Aujourd’hui, je suis face à un immense mur. Le mur de Chine tout autour de mon cœur et du leur, ceux qui m’ont engendré. Sans percée, sans pierre branlante, sans aucune imperfection salvatrice. Alors, oui, ceux que j’ai haïs de me dire d’avoir plus de courage, aujourd’hui je les entends. Résonnent leurs paroles accusatrices. Elles ne l’étaient sans doute pas. Elles disaient « Sacrée bonne femme, mets-toi debout et ouvre ta gueule ! » Si je ne veux pas reculer et traverser le transat cul par terre, j’entends que je n’ai plus le choix.

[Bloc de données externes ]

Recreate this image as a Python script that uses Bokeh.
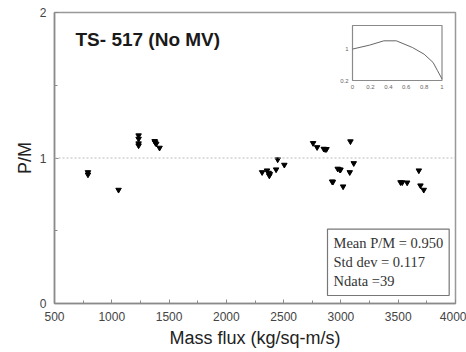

A moins de ne jamais grandir.

Alors j’écris cela, en attendant le courage, j’écris que je me demande et que peut-être en l’écrivant, le cœur sera à ma portée. En l’écrivant, je cesserai de me détourner du vrai cœur. J’espère. Certains parlent de la magie des mots. Je parle de la magie de l’encre. Les mots parlent parce qu’ils caressent, parce qu’ils existent plus que dans l’air. Les mots seulement vibrés ne m’animent pas. Je dois les coucher et les voir se courber et se rythmer sous ma main. Les mots s’impriment et se laissent boire par le papier. Ils s’accouplent, ils partousent. Ils n’ont peur de rien. Ils sont fous. Il y a des lois mais qui oblige ? Les mots sont libertins toujours prêts à partie fine. J’exploite à l’envi leur insatiable libido.